Exchange traded funds (ETF's) are like mutual funds with a very important difference: investors buy and sell ETF shares in the stock market during the trading day. This means that the price of the shares changes throughout the day based on investor demand for shares of the ETF. Comparatively, mutual funds are typically priced at the end of each trading day.
The range of different ETF's and the different investment strategies, methods, mandates, and other specifics is simply staggering. These different types of funds carry different investment risks, so it is important for investors to understand the specific fund structures underlying ETF investments. This range of investment opportunities by exchange-traded funds can be used to carry out an asset allocation strategy or provide a measure of diversification for investment portfolios.
Special ETF funds called inverse ETF funds are structured to provide investors with an alternative to shorting stock, for example, by investing in the opposite direction as mutual funds. So an inverse silver fund might, for example, go up in price when the price of silver is going down. If the price of silver is going down then an investor may find an inverse ETF such as ProShares UltraShort Silver (ZSL) to be appealing.
With mutual funds, investors purchase shares in the fund, and the fund in turn invests the shareholder money into stocks, commodities, bonds, or whatever investments the fund specializes in. With ETFs however, the money paid for shares is exchanged among investors who are buying and selling the shares.

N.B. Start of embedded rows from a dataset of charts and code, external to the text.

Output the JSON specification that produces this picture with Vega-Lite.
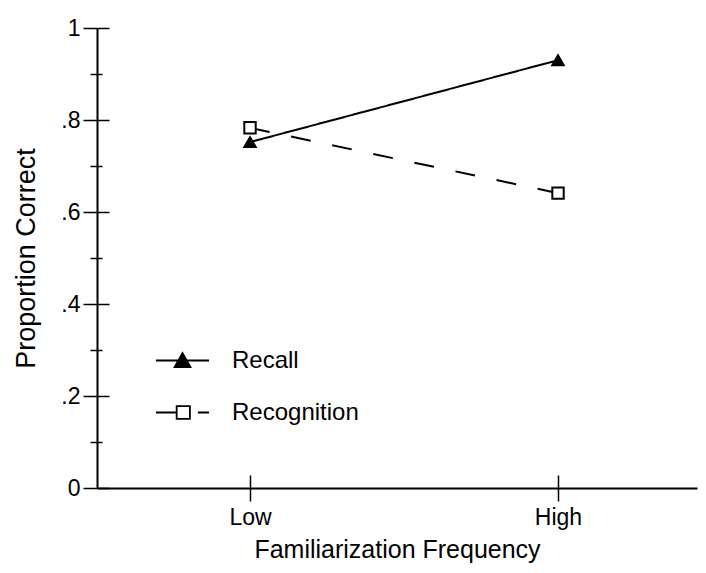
{
  "$schema": "https://vega.github.io/schema/vega-lite/v6.json",
  "width": 600,
  "height": 460,
  "autosize": {"type": "none"},
  "padding": {"left": 97, "top": 28, "right": 9, "bottom": 85},
  "background": "white",
  "config": {
    "view": {"stroke": null},
    "font": "Liberation Sans",
    "axis": {
      "grid": false,
      "domainColor": "black",
      "domainWidth": 2,
      "tickColor": "black",
      "tickWidth": 1.5,
      "labelColor": "black",
      "titleColor": "black",
      "labelFont": "Liberation Sans",
      "titleFont": "Liberation Sans",
      "labelFontSize": 23,
      "titleFontSize": 25,
      "titleFontWeight": "normal"
    },
    "legend": {
      "labelFont": "Liberation Sans",
      "labelFontSize": 24,
      "labelColor": "black",
      "padding": 0,
      "symbolStrokeColor": "black",
      "symbolStrokeWidth": 1.8,
      "symbolOpacity": 1
    }
  },
  "data": {
    "values": [
      {"freq": "Low", "condition": "Recall", "p": 0.752},
      {"freq": "High", "condition": "Recall", "p": 0.93},
      {"freq": "Low", "condition": "Recognition", "p": 0.783},
      {"freq": "High", "condition": "Recognition", "p": 0.641}
    ]
  },
  "layer": [
    {
      "mark": {"type": "line", "color": "black", "strokeWidth": 2},
      "encoding": {
        "x": {
          "field": "freq", "type": "ordinal", "sort": ["Low", "High"],
          "scale": {"type": "point", "padding": 0.474, "align": 0.524},
          "axis": {"title": "Familiarization Frequency", "labelAngle": 0, "tickSize": 13, "labelPadding": 5, "titlePadding": 8}
        },
        "y": {
          "field": "p", "type": "quantitative",
          "scale": {"domain": [0, 1], "nice": false},
          "axis": {
            "title": "Proportion Correct",
            "titleFontSize": 27,
            "values": [0, 0.2, 0.4, 0.6, 0.8, 1],
            "labelExpr": "datum.value == 0 ? '0' : datum.value == 1 ? '1' : replace(format(datum.value, '.1f'), '0.', '.')",
            "tickSize": 14,
            "labelPadding": 3,
            "titlePadding": 20
          }
        },
        "strokeDash": {
          "field": "condition", "type": "nominal",
          "scale": {"domain": ["Recall", "Recognition"], "range": [[1, 0], [20, 22]]},
          "legend": null
        }
      }
    },
    {
      "mark": {"type": "point", "filled": true, "stroke": "black", "strokeWidth": 2, "size": 130, "opacity": 1},
      "encoding": {
        "x": {
          "field": "freq", "type": "ordinal", "sort": ["Low", "High"],
          "axis": {"orient": "bottom", "tickSize": -13, "labels": false, "domain": false, "title": null}
        },
        "y": {
          "field": "p", "type": "quantitative",
          "axis": {"orient": "left", "values": [0, 0.2, 0.4, 0.6, 0.8, 1], "tickSize": -12, "labels": false, "domain": false, "title": null}
        },
        "shape": {
          "field": "condition", "type": "nominal",
          "scale": {"domain": ["Recall", "Recognition"], "range": ["triangle-up", "square"]},
          "legend": null
        },
        "fill": {
          "field": "condition", "type": "nominal",
          "scale": {"domain": ["Recall", "Recognition"], "range": ["black", "white"]},
          "legend": null
        }
      }
    },
    {
      "transform": [{"filter": "datum.p > 2"}],
      "mark": {"type": "point", "filled": true, "strokeWidth": 1.8, "opacity": 1},
      "encoding": {
        "x": {"field": "freq", "type": "ordinal", "sort": ["Low", "High"], "axis": null},
        "y": {
          "field": "p", "type": "quantitative",
          "axis": {"orient": "left", "values": [0.1, 0.3, 0.5, 0.7, 0.9], "tickSize": 7, "labels": false, "domain": false, "title": null}
        },
        "shape": {
          "field": "condition", "type": "nominal",
          "scale": {"domain": ["Recall", "Recognition"], "range": ["M-1,0H1M-0.3,0.25L0,-0.28L0.3,0.25Z", "M-1,0H-0.22M-0.22,-0.24H0.28V0.24H-0.22ZM0.58,0H1"]},
          "legend": {"title": null, "orient": "none", "legendX": 58, "legendY": 305, "symbolSize": 2809, "labelOffset": 22, "rowPadding": 12}
        },
        "fill": {
          "field": "condition", "type": "nominal",
          "scale": {"domain": ["Recall", "Recognition"], "range": ["black", "white"]},
          "legend": {"title": null, "orient": "none", "legendX": 58, "legendY": 305, "symbolSize": 2809, "labelOffset": 22, "rowPadding": 12}
        },
        "stroke": {
          "field": "condition", "type": "nominal",
          "scale": {"domain": ["Recall", "Recognition"], "range": ["black", "black"]},
          "legend": {"title": null, "orient": "none", "legendX": 58, "legendY": 305, "symbolSize": 2809, "labelOffset": 22, "rowPadding": 12}
        }
      }
    },
    {
      "transform": [{"filter": "datum.p > 2"}],
      "mark": {"type": "point"},
      "encoding": {
        "x": {"field": "freq", "type": "ordinal", "sort": ["Low", "High"], "axis": null},
        "y": {
          "field": "p", "type": "quantitative",
          "axis": {"orient": "left", "values": [0.1, 0.3, 0.5, 0.7, 0.9], "tickSize": -5, "labels": false, "domain": false, "title": null}
        }
      }
    }
  ],
  "resolve": {
    "axis": {"x": "independent", "y": "independent"},
    "scale": {"shape": "independent", "fill": "independent", "stroke": "independent"}
  }
}
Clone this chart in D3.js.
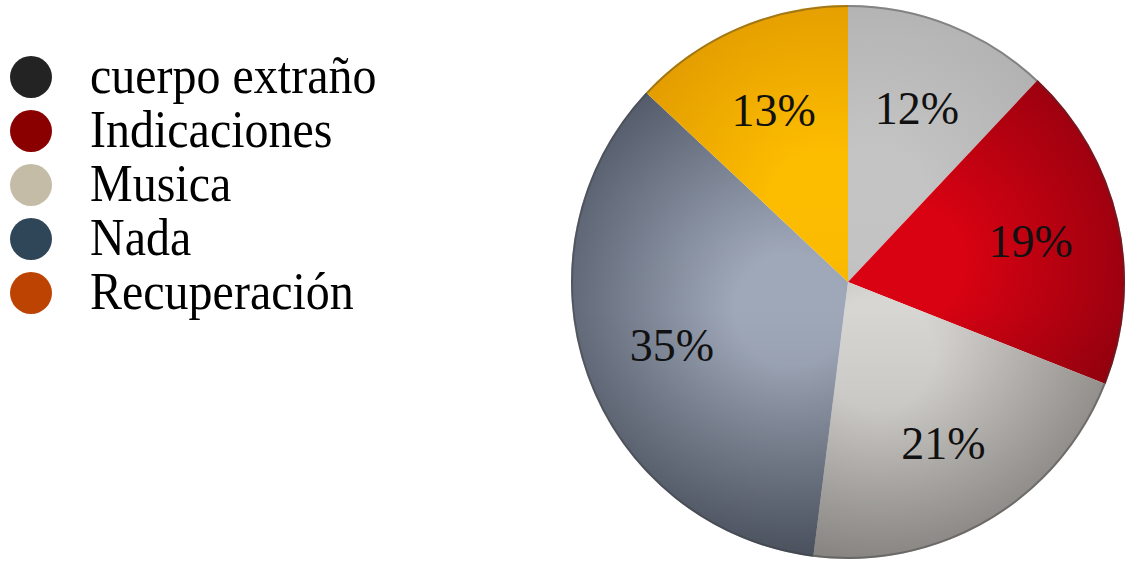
<!DOCTYPE html>
<html>
<head>
<meta charset="utf-8">
<script src="https://cdn.jsdelivr.net/npm/d3@7"></script>
<style>
  html, body { margin: 0; padding: 0; background: #fff; }
  svg { display: block; font-family: "Liberation Serif", "Times New Roman", serif; }
</style>
</head>
<body>
<svg id="chart" width="1125" height="561"></svg>
<script>
// Legend entries (as shown in the original legend)
const legendNames  = [ 'cuerpo extraño', 'Indicaciones', 'Musica', 'Nada', 'Recuperación' ];
const legendColors = [ '#232323', '#8a0000', '#c4bca6', '#2f4659', '#bd4303' ];

// Pie slices, clockwise from 12 o'clock
const sliceValues = [ 12, 19, 21, 35, 13 ];
const sliceInner  = [ '#c6c6c6', '#dc0212', '#dcdad6', '#a2abbc', '#ffbe00' ];
const sliceOuter  = [ '#aaaaaa', '#8a000e', '#8c8884', '#4e5665', '#d88f00' ];

const svg = d3.select( '#chart' );
const cx = 848, cy = 282, radius = 277;

// Gradients, one per slice (in the translated pie group's coordinates)
const defs = svg.append( 'defs' );
const pie  = d3.pie().sort( null ).value( d => d );
const arcs = pie( sliceValues );

arcs.forEach( ( a, i ) => {
  const mid = ( a.startAngle + a.endAngle ) / 2;
  const g = defs.append( 'radialGradient' )
    .attr( 'id', 'grad' + i )
    .attr( 'gradientUnits', 'userSpaceOnUse' )
    .attr( 'cx', Math.sin( mid ) * radius * 0.22 )
    .attr( 'cy', -Math.cos( mid ) * radius * 0.3 )
    .attr( 'r' , radius * 1.0 );
  g.append( 'stop' ).attr( 'offset', '0%'   ).attr( 'stop-color', sliceInner[i] );
  g.append( 'stop' ).attr( 'offset', '20%'  ).attr( 'stop-color', sliceInner[i] );
  g.append( 'stop' ).attr( 'offset', '100%' ).attr( 'stop-color', sliceOuter[i] );
} );

// Soft overall shading: lighter above, darker below
const shade = defs.append( 'linearGradient' )
  .attr( 'id', 'shade' )
  .attr( 'x1', 0 ).attr( 'y1', 0 ).attr( 'x2', 0 ).attr( 'y2', 1 );
shade.append( 'stop' ).attr( 'offset', '0%'   ).attr( 'stop-color', '#000' ).attr( 'stop-opacity', 0 );
shade.append( 'stop' ).attr( 'offset', '55%'  ).attr( 'stop-color', '#000' ).attr( 'stop-opacity', 0.02 );
shade.append( 'stop' ).attr( 'offset', '100%' ).attr( 'stop-color', '#000' ).attr( 'stop-opacity', 0.18 );

const arc = d3.arc().innerRadius( 0 ).outerRadius( radius );
const labelArc = d3.arc().innerRadius( radius * 0.676 ).outerRadius( radius * 0.676 );

const chart = svg.append( 'g' ).attr( 'transform', `translate(${cx},${cy})` );

chart.selectAll( 'path.slice' )
  .data( arcs )
  .enter()
  .append( 'path' )
    .attr( 'class', 'slice' )
    .attr( 'd', arc )
    .attr( 'fill', ( d, i ) => `url(#grad${i})` );

chart.append( 'circle' )
  .attr( 'r', radius )
  .attr( 'fill', 'url(#shade)' );

// Thin darker rim
chart.append( 'circle' )
  .attr( 'r', radius - 1 )
  .attr( 'fill', 'none' )
  .attr( 'stroke', '#3a3a3a' )
  .attr( 'stroke-opacity', 0.4 )
  .attr( 'stroke-width', 2 );

chart.selectAll( 'text.pct' )
  .data( arcs )
  .enter()
  .append( 'text' )
    .attr( 'class', 'pct' )
    .attr( 'transform', d => `translate(${labelArc.centroid( d )})` )
    .attr( 'text-anchor', 'middle' )
    .attr( 'dy', '0.34em' )
    .style( 'font-size', '46px' )
    .attr( 'fill', '#111' )
    .text( d => d.value + '%' );

// Legend
const legend = svg.append( 'g' ).attr( 'transform', 'translate(31,77)' );
const item = legend.selectAll( 'g' )
  .data( legendNames )
  .enter()
  .append( 'g' )
    .attr( 'transform', ( d, i ) => `translate(0,${i * 54})` );

item.append( 'circle' )
  .attr( 'r', 21 )
  .attr( 'fill', ( d, i ) => legendColors[i] );

item.append( 'text' )
  .attr( 'transform', 'translate(59,16) scale(1,1.12)' )
  .style( 'font-size', '48px' )
  .attr( 'fill', '#000' )
  .text( d => d );
</script>
</body>
</html>
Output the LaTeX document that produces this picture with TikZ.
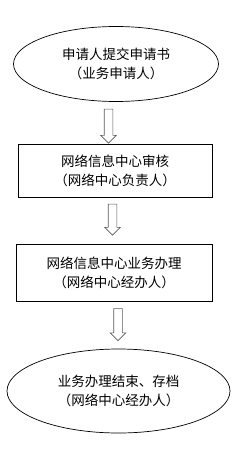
\documentclass[tikz,border=0pt]{standalone}
\usepackage{fontspec}
\setmainfont{Noto Sans CJK SC}
\usetikzlibrary{shapes.geometric,shapes.arrows}
\tikzset{
  stepoval/.style={draw,line width=0.7bp,ellipse,inner sep=0pt,align=center},
  stepbox/.style={draw,line width=0.7bp,rectangle,inner sep=0pt,align=center},
  downarrow/.style={draw=black!65,line width=0.6bp,single arrow,rotate=-90,inner sep=0pt,
    minimum width=15bp,single arrow head extend=3.5bp,single arrow tip angle=90,
    text width=0pt,text height=4bp,text depth=4bp}
}
\begin{document}
\begin{tikzpicture}[x=1bp,y=-1bp,font=\fontsize{13.5bp}{19bp}\selectfont]
  \useasboundingbox (0,0) rectangle (250,462);
  % start
  \node[stepoval,minimum width=205bp,minimum height=75bp] (apply) at (116,64)
    {申请人提交申请书\\（业务申请人）};
  % review
  \node[stepbox,minimum width=194bp,minimum height=53bp] (review) at (115,170.5)
    {网络信息中心审核\\（网络中心负责人）};
  % handling
  \node[stepbox,minimum width=196bp,minimum height=57bp] (handle) at (114,272.5)
    {网络信息中心业务办理\\（网络中心经办人）};
  % end
  \node[stepoval,minimum width=223bp,minimum height=84bp] (archive) at (118.5,391)
    {业务办理结束、存档\\（网络中心经办人）};
  % arrows
  \node[downarrow,minimum height=34bp] (a1) at (108.5,124) {};
  \node[downarrow,minimum height=31bp] (a2) at (112.5,217.5) {};
  \node[downarrow,minimum height=32bp] (a3) at (118,322.5) {};
\end{tikzpicture}
\end{document}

In addition to ETF's there is another type of investment called the exchange-traded note or ETN. As the name suggests, these are debt notes and in most cases are treated differently than ETF's for tax purposes.
ETF Investing Advantage
One important advantage of ETFs over mutual funds is that they are not subject to liquidation risk such as that which occurs when a mutual fund is forced to sell investment positions to raise cash to meet shareholder redemption requests.
With Individual Retirement Accounts (IRAs) that do not allow shorting stock, inverse ETFs can provide short investment exposure.